U of S | Mailing List Archive | alt-photo-process-l | Re: OT question and Hello

Re: OT question and Hello


If you want some interesting in-camera effects you might try pinhole photography as others have suggested, where you can quickly and easily make your own camera and experiment with a curved film plane (or paper plane as it is often easier to work with paper in place of film.) You can also get interesting effects by using more than one pinhole to create the image.

Another simple approach is to use a curved or flexible mirror and photograph the reflections in that. Traditionally, photographers used the glazing plates from their print glazers. Quite a few images have been made using various chromium plated curved surfaces. You can actually buy special mirrors that are designed for making panoramic views.



Peter Marshall
petermarshall@cix.co.uk _________________________________________________________________
My London Diary http://mylondondiary.co.uk/
London's Industrial Heritage: http://petermarshallphotos.co.uk/
The Buildings of London etc: http://londonphotographs.co.uk/
and elsewhere......

Saffron Branfoot wrote:
Thanks for your suggestions, Dan, and for the great site you suggested.
I really mean in camera effects because photoshop and computers are a closed book to me. The nearest example I can think of is a recent article on the work of James Fee in the latest edition B&W magazine and the title was 'Retreating man' in case anyone has seen that.( I can't find it on a website. ) I don't know how this particular image was achieved though, as Fee evidently did a lot of work on his prints in the darkroom.
I have seen similar effects to the one I am looking for when photographs are taken through heat haze or like the headless swimmer by Kertesz, but also in 'normal' conditions. If I can track down some more examples I shall come back to the list - meantime, many thanks.
Best wishes,
----- Original Message ----- From: Dan Burkholder To: alt-photo-process-l@usask.ca Sent: Sunday, October 15, 2006 5:55 PM
Subject: Re: OT question and Hello

Welcome to the list!

Could you point us to a web site with examples similar to what you'd like to achieve, just so we are on the same page image-wise? Thanks.

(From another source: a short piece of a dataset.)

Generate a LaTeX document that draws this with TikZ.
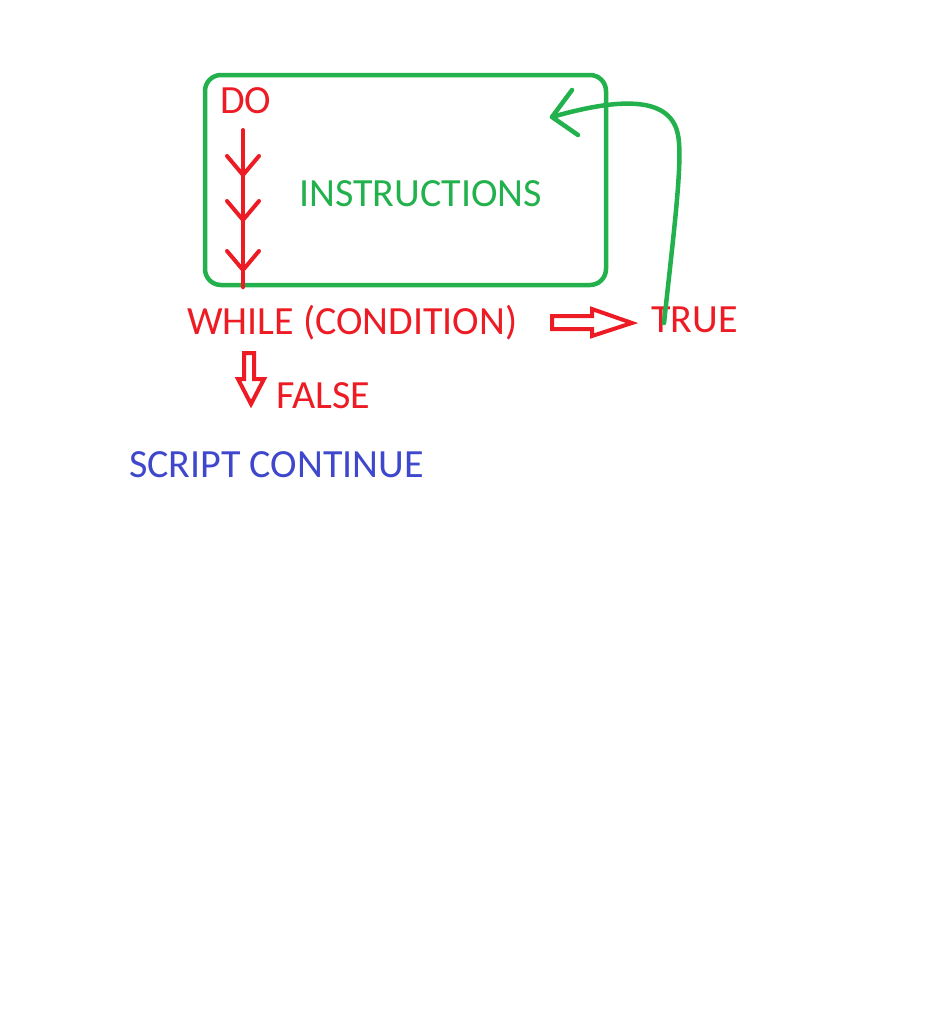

It's not clear if you want to get this anamorphic look in-camera or if you're willing to play in Photoshop a bit. Hunt Witherill has done some stunning floral work in which he has "bent" the image structure using the Polar Coordinates filter (Filter>Distort>Polar Coordinates). You can see some examples at the following:


If you are using CS2, there are also some new warping tools found in the Edit>Transform>Warp menu. Lots of fun and a great opportunity to waste time. ;^)

Hope this helps,


Saffron Branfoot wrote on 10/15/06, 3:05 AM:
I would like to make some images of my partner going about his work, so will use MF, and would like to achieve for some of them an 'anamorphic' look that I have seen elsewhere. It is not just that the image is out of focus, but that it takes on a strange shape. I nearly achieves this in one image where he was walking away and was in the background of a shot. Is this the way it is done, can anyone tell me? I would like to have a fairly extreme example of this - a suggested shape in the landscape to counter balance the more prosaic shots I already have - I would be so grateful for any advice.